Bush Administration Seeks Libya Waiver For Terror Statute
WASHINGTON - The Bush administration is asking Congress to exempt Libya from a law allowing terrorism victims to seize the U.S. assets of state sponsors of the attacks.
The law was part of a defense policy bill that President Bush signed in January.
The bill's passage had been held up over Bush's objections to the provision letting victims of state-sponsored terrorism sue responsible foreign governments and collect judgments by seizing their assets in the United States. Bush was concerned the provision would be applied to Iraq, so Democrats gave ground by giving the president permission to waive it for that country. He did so immediately upon signing the legislation.
Now, the administration has asked lawmakers to quickly grant Bush waiver authority for Libya.
Gordon Johndroe, Bush's national security spokesman, said the seizing of assets provision in the law could discourage nations like Libya that have renounced the export of terrorism from now helping the United States to fight terrorism. There is potential for billions of dollars in investment by U.S. companies in Libya's oil sector, as well as in other areas, meaning Libyan assets increasingly could wind up on American soil.
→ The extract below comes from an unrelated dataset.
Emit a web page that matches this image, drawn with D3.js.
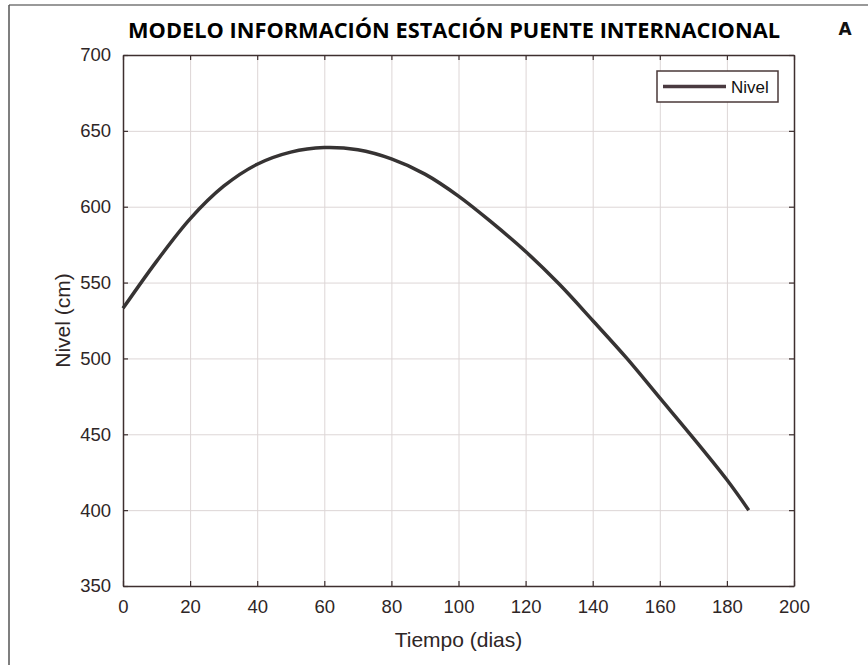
<!DOCTYPE html>
<html>
<head>
<meta charset="utf-8">
<script src="https://cdn.jsdelivr.net/npm/d3@7"></script>
<style>
  body { margin: 0; background: #fff; }
  svg { display: block; }
  .tick text { font-family: "Liberation Sans", Arial, sans-serif; fill: #2e2626; }
</style>
</head>
<body>
<div id="chart"></div>
<script>
// values (Tiempo in days, Nivel in cm)
const dias = [0, 10, 20, 30, 40, 50, 60, 70, 80, 90, 100, 110, 120, 130, 140, 150, 160, 170, 180, 186.5];
const nivel = [533, 564, 592, 613.5, 628, 636, 639, 637.5, 631.5, 621.5, 607, 589.5, 570.5, 549, 525, 500.5, 474, 447.5, 420, 400];
const xTicks = [0, 20, 40, 60, 80, 100, 120, 140, 160, 180, 200];
const yTicks = [350, 400, 450, 500, 550, 600, 650, 700];

const title = 'MODELO INFORMACIÓN ESTACIÓN PUENTE INTERNACIONAL';
const seriesName = 'Nivel';

const W = 868, H = 667;
const margin = {top: 55, right: 74, bottom: 81, left: 123};
const width = W - margin.left - margin.right;
const height = H - margin.top - margin.bottom;

const axisColor = '#3d2f2f';
const gridColor = '#ddd6d6';

const svg = d3.select('#chart').append('svg')
  .attr('width', W)
  .attr('height', H);

// outer frame (only top and left edges are visible)
svg.append('line').attr('x1', 9).attr('y1', 5).attr('x2', W).attr('y2', 5)
  .attr('stroke', '#777').attr('stroke-width', 1.5);
svg.append('line').attr('x1', 9).attr('y1', 5).attr('x2', 9).attr('y2', 665)
  .attr('stroke', '#555').attr('stroke-width', 1.5);

const x = d3.scaleLinear().domain([0, 200]).range([0, width]);
const y = d3.scaleLinear().domain([350, 700]).range([height, 0]);

const g = svg.append('g')
  .attr('transform', `translate(${margin.left}, ${margin.top})`);

// grid
g.append('g')
  .attr('class', 'grid')
  .attr('transform', `translate(0, ${height})`)
  .call(d3.axisBottom(x).tickValues(xTicks).tickSize(-height).tickFormat(''))
  .call(s => s.select('.domain').remove())
  .call(s => s.selectAll('line').attr('stroke', gridColor).attr('stroke-width', 1));
g.append('g')
  .attr('class', 'grid')
  .call(d3.axisLeft(y).tickValues(yTicks).tickSize(-width).tickFormat(''))
  .call(s => s.select('.domain').remove())
  .call(s => s.selectAll('line').attr('stroke', gridColor).attr('stroke-width', 1));

// axes with inward ticks on all four sides
const styleAxis = s => {
  s.select('.domain').attr('stroke', axisColor).attr('stroke-width', 1.5);
  s.selectAll('.tick line').attr('stroke', axisColor).attr('stroke-width', 1.2);
};

g.append('g')
  .attr('transform', `translate(0, ${height})`)
  .call(d3.axisBottom(x).tickValues(xTicks).tickSizeInner(-5).tickSizeOuter(0).tickPadding(14))
  .call(styleAxis)
  .call(s => s.selectAll('.tick text').attr('font-size', 18.5));

g.append('g')
  .call(d3.axisTop(x).tickValues(xTicks).tickSizeInner(-5).tickSizeOuter(0).tickFormat(''))
  .call(styleAxis);

g.append('g')
  .call(d3.axisLeft(y).tickValues(yTicks).tickSizeInner(-5).tickSizeOuter(0).tickPadding(12))
  .call(styleAxis)
  .call(s => s.selectAll('.tick text').attr('font-size', 18.5));

g.append('g')
  .attr('transform', `translate(${width}, 0)`)
  .call(d3.axisRight(y).tickValues(yTicks).tickSizeInner(-5).tickSizeOuter(0).tickFormat(''))
  .call(styleAxis);

// the series
const data = dias.map((d, i) => [d, nivel[i]]);
const line = d3.line()
  .x(d => x(d[0]))
  .y(d => y(d[1]))
  .curve(d3.curveCatmullRom);

g.append('path')
  .datum(data)
  .attr('fill', 'none')
  .attr('stroke', '#363333')
  .attr('stroke-width', 3.5)
  .attr('d', line);

// axis labels
svg.append('text')
  .attr('x', margin.left + width / 2)
  .attr('y', 647)
  .attr('text-anchor', 'middle')
  .attr('font-family', '"Liberation Sans", Arial, sans-serif')
  .attr('font-size', 21)
  .attr('fill', '#2e2626')
  .text('Tiempo (dias)');

svg.append('text')
  .attr('transform', `translate(70, ${margin.top + height / 2}) rotate(-90)`)
  .attr('text-anchor', 'middle')
  .attr('font-family', '"Liberation Sans", Arial, sans-serif')
  .attr('font-size', 21)
  .attr('fill', '#2e2626')
  .text('Nivel (cm)');

// title
svg.append('text')
  .attr('x', 454)
  .attr('y', 38)
  .attr('text-anchor', 'middle')
  .attr('font-family', '"Open Sans", sans-serif')
  .attr('font-weight', 700)
  .attr('font-size', 21)
  .attr('textLength', 652)
  .attr('lengthAdjust', 'spacingAndGlyphs')
  .attr('fill', '#000')
  .text(title);

// panel letter
svg.append('text')
  .attr('x', 845)
  .attr('y', 35)
  .attr('text-anchor', 'middle')
  .attr('font-family', '"DejaVu Sans", sans-serif')
  .attr('font-weight', 700)
  .attr('font-size', 17)
  .attr('fill', '#111')
  .text('A');

// legend
const legend = g.append('g')
  .attr('transform', `translate(${657 - margin.left}, ${71 - margin.top})`);
legend.append('rect')
  .attr('width', 121)
  .attr('height', 31)
  .attr('fill', '#fff')
  .attr('stroke', '#4a3838')
  .attr('stroke-width', 1.5);
legend.append('line')
  .attr('x1', 6).attr('x2', 69)
  .attr('y1', 15.5).attr('y2', 15.5)
  .attr('stroke', '#4a3a40')
  .attr('stroke-width', 3.5);
legend.append('text')
  .attr('x', 74)
  .attr('y', 22)
  .attr('font-family', '"Liberation Sans", Arial, sans-serif')
  .attr('font-size', 17)
  .attr('fill', '#111')
  .text(seriesName);
</script>
</body>
</html>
"Commercial relationships ... provide important continuing incentives for them to cooperate with us on counterterrorism," Johndroe said. "This will deprive the U.S. of investments helpful to our economy, deny U.S. companies international business opportunities and reduce the opportunities for us to engage with these states on a wide range of issues including claims."
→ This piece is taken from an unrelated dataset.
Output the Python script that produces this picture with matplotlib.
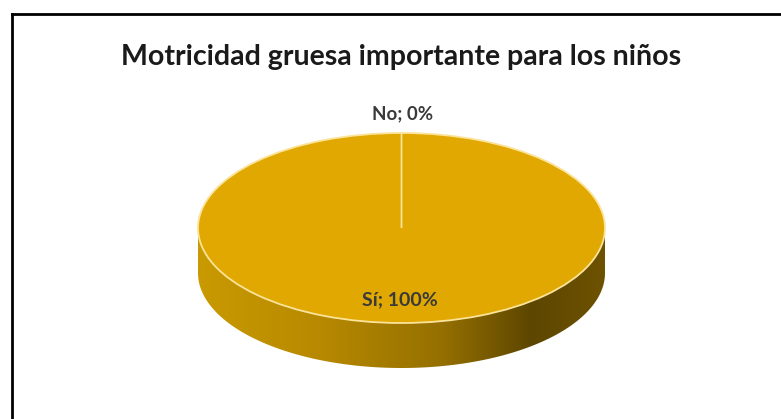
import numpy as np
import matplotlib.pyplot as plt
from matplotlib.patches import Polygon
from matplotlib.colors import LinearSegmentedColormap

# chart data
labels = ["Sí", "No"]
values = [100, 0]
title = "Motricidad gruesa importante para los niños"

W, H = 781, 419
fig = plt.figure(figsize=(W / 100, H / 100), dpi=100)
fig.patch.set_facecolor("white")

# pie axes: top face ellipse spans x 198..605, y 133..323, depth ~45 px
x0, x1 = 198, 605
y_top, y_face_bot, y_bot = 133, 323, 368
d = 2 * (y_bot - y_face_bot) / (y_face_bot - y_top)
ax = fig.add_axes([x0 / W, 1 - y_bot / H, (x1 - x0) / W, (y_bot - y_top) / H])
ax.axis("off")
ax.set_zorder(0)

# side of the cylinder with a horizontal gradient
t = np.linspace(np.pi, 2 * np.pi, 200)
bottom = np.column_stack([np.cos(t), np.sin(t) - d])
top = np.column_stack([np.cos(t[::-1]), np.sin(t[::-1])])
side = Polygon(np.vstack([bottom, top]), closed=True, facecolor="none", edgecolor="none")
ax.add_patch(side)
cmap = LinearSegmentedColormap.from_list(
    "side", [(0, "#c99a00"), (0.3, "#b78900"), (0.6, "#957000"),
             (0.82, "#5d4600"), (1.0, "#6d5200")])
grad = np.linspace(0, 1, 256).reshape(1, -1)
im = ax.imshow(grad, extent=(-1, 1, -1 - d, 0), aspect="auto", cmap=cmap, zorder=1)
im.set_clip_path(side)

# top face
wedges, _ = ax.pie(values, startangle=90, counterclock=False, radius=1,
                   colors=["#e0a800", "#e0a800"],
                   wedgeprops=dict(edgecolor="#fbe39a", linewidth=1.3))
for w in wedges:
    w.set_zorder(2)
ax.set_aspect("auto")
ax.set_xlim(-1, 1)
ax.set_ylim(-1 - d, 1)

# overlay in pixel coordinates: frame, title, data labels
frame = fig.add_axes([0, 0, 1, 1])
frame.set_zorder(1)
frame.set_xlim(0, W)
frame.set_ylim(H, 0)
frame.axis("off")
frame.plot([12, W], [14, 14], color="black", lw=2)
frame.plot([12, 12], [14, H], color="black", lw=2)
frame.text(401, 57, title, ha="center", va="center", fontsize=20.5,
           fontweight="bold", family="Lato", color="#1a1a1a")

frame.text(403, 114, f"{labels[1]}; {values[1]}%", ha="center", va="center",
           fontsize=13.5, fontweight="bold", family="Lato", color="#3a3a3a")
frame.text(400, 300, f"{labels[0]}; {values[0]}%", ha="center", va="center",
           fontsize=14, fontweight="bold", family="Lato", color="#3a3a3a")

fig.savefig("out.png", dpi=100, facecolor="white")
The administration's request to Congress came in a letter to Senate Majority Leader Harry Reid, D-Nev., House Speaker Nancy Pelosi, D-Calif., and their Republican counterparts in the House and Senate, as well as relevant committee chairmen and ranking GOP lawmakers. The letter, dated March 18, was from Secretary of State Condoleezza Rice, Defense Secretary Robert Gates, Energy Secretary Sam Bodman and Commerce Secretary Carlos Gutierrez.
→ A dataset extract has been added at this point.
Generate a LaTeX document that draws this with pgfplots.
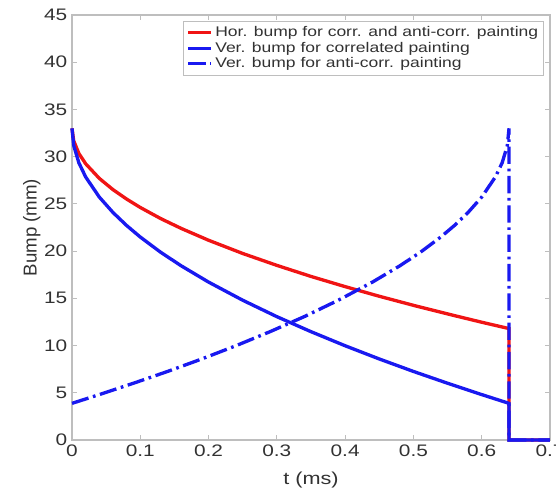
\documentclass[border=0pt]{standalone}
\usepackage{fontspec}
\setmainfont{Liberation Sans}[FakeStretch=1.25]
\newfontfamily\plainsans{Liberation Sans}
\usepackage{pgfplots}
\pgfplotsset{compat=1.18}

\definecolor{axgray}{RGB}{190,190,190}
\definecolor{txtgray}{RGB}{50,50,50}
\definecolor{mred}{RGB}{240,20,20}
\definecolor{mblue}{RGB}{25,25,240}

\begin{document}
\begin{tikzpicture}
\begin{axis}[
    scale only axis,
    width=358.5pt,
    height=318.75pt,
    xmin=0, xmax=0.7,
    ymin=0, ymax=45,
    xtick={0,0.1,0.2,0.3,0.4,0.5,0.6,0.7},
    xticklabels={0,0.1,0.2,0.3,0.4,0.5,0.6,0.7},
    ytick={0,5,10,15,20,25,30,35,40,45},
    yticklabels={0,5,10,15,20,25,30,35,40,45},
    tick align=inside,
    major tick length=4pt,
    axis line style={axgray, line width=0.8pt},
    tick style={axgray, line width=0.6pt},
    ticklabel style={font=\fontsize{12.5}{14}\selectfont, text=txtgray},
    /pgf/number format/assume math mode=true,
    xlabel={t (ms)},
    ylabel={\plainsans Bump (mm)},
    xlabel style={font=\fontsize{13}{15}\selectfont, text=txtgray,
        at={(axis description cs:0.5,-0.094)}, anchor=center},
    ylabel style={font=\fontsize{14}{16}\selectfont, text=txtgray,
        at={(axis description cs:-0.084,0.5)}, anchor=center},
    clip=false,
    legend style={at={(0.9874,0.9859)}, anchor=north east,
        draw=axgray, line width=0.6pt,
        font=\fontsize{10.5}{12}\selectfont, text=txtgray,
        row sep=-1.5pt, inner sep=2pt},
    legend cell align=left,
]
% horizontal bump, corr. and anti-corr.
\addplot[mred, line width=2.5pt] coordinates {
    (0,33) (0.0025,31.68) (0.01,30.35) (0.02,29.25) (0.04,27.70)
    (0.06,26.51) (0.08,25.51) (0.1,24.62) (0.13,23.44) (0.16,22.40)
    (0.2,21.15) (0.25,19.75) (0.3,18.49) (0.35,17.32) (0.4,16.24)
    (0.45,15.22) (0.5,14.26) (0.55,13.35) (0.6,12.47) (0.64,11.80)
    (0.64,0) (0.7,0)
};
\addlegendentry{Hor. bump for corr. and anti-corr. painting}
% vertical bump, correlated
\addplot[mblue, line width=2.5pt] coordinates {
    (0,33) (0.0025,31.18) (0.01,29.36) (0.02,27.85) (0.04,25.72)
    (0.06,24.09) (0.08,22.71) (0.1,21.49) (0.13,19.87) (0.16,18.44)
    (0.2,16.72) (0.25,14.80) (0.3,13.06) (0.35,11.47) (0.4,9.98)
    (0.45,8.58) (0.5,7.26) (0.55,6.01) (0.6,4.81) (0.64,3.88)
    (0.64,0) (0.7,0)
};
\addlegendentry{Ver. bump for correlated painting}
% vertical bump, anti-correlated
\addplot[mblue, line width=2.5pt, dash pattern=on 13pt off 3.5pt on 2pt off 3.5pt] coordinates {
    (0,3.88) (0.04,4.81) (0.09,6.01) (0.14,7.26) (0.19,8.58)
    (0.24,9.98) (0.29,11.47) (0.34,13.06) (0.39,14.80) (0.44,16.72)
    (0.48,18.44) (0.51,19.87) (0.54,21.49) (0.56,22.71) (0.58,24.09)
    (0.60,25.72) (0.62,27.85) (0.63,29.36) (0.6375,31.18) (0.64,33)
    (0.64,0) (0.7,0)
};
\addlegendentry{Ver. bump for anti-corr. painting}
\end{axis}
\pgfresetboundingbox
\path[use as bounding box] (-54pt,-37.5pt) rectangle (363pt,330pt);
\end{tikzpicture}
\end{document}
The United States had no diplomatic relations with Libya from 1980 until late 2003 when leader Moammar Gadhafi pledged to abandon his weapons of mass destruction programs, stop exporting terrorism and pay compensation to the families of victims of several attacks, including the infamous 1988 bombing of Pam Am flight 103 over Lockerbie, Scotland.
Those steps marked the beginning of the end of decades of international pariah status for Libya, once so reviled that it was the target of U.S. airstrikes ordered by President Reagan in 1986.
Libya was given a reprieve from U.N., U.S. and European sanctions, removed from the State Department's blacklist of state sponsors of terrorism, and allowed a seat on the U.N. Security Council. International investment also has increased in Libya's oil sector, a considerable industry for a nation with a long-suffering economy.
Amid the improvements, though, U.S.-Libya relations remain unsettled.
Congress is holding up key elements of the rapprochement _ money to open a new American embassy in Tripoli and a confirmation hearing for the new U.S. ambassador there _ until Libya completes compensation payments for the downing of Pan Am 103 and a 1986 bombing of a Berlin disco.
The Libyan government also is being sued for the bombing of UTA flight 172 from the Republic of Congo to Paris in 1989 that killed all 170 people aboard.
Families of the Pan Am 103 victims have been particularly outspoken in their opposition to full ties with Libya.
It was unclear how Bush's request would be received on Capitol Hill. Lawmakers led by Sen. Frank Lautenberg, D-N.J., who sponsored the lawsuit provision in the defense bill, have demanded that payments be completed before normalized relations are finalized.
Johndroe said the Bush administration's waiver request does not mean it is backing out on victims of terrorist attacks.
"We continue to do everything possible to bring the perpetrators of such acts to justice," he said. "We are also committed to helping American victims of terrorism obtain fair and appropriate compensation."
Susan Cohen of Cape May Court House, N.J., who lost her 20-year-old daughter Theodora on Pan Am 103, said she was disgusted at such talk from the White House. She said she stands to collect no money in any lawsuit, but can't abide what she says is a move to let Libya off the hook in order to help oil companies.
"They are nothing but money," she said of the Bush administration. "I am just sick about it."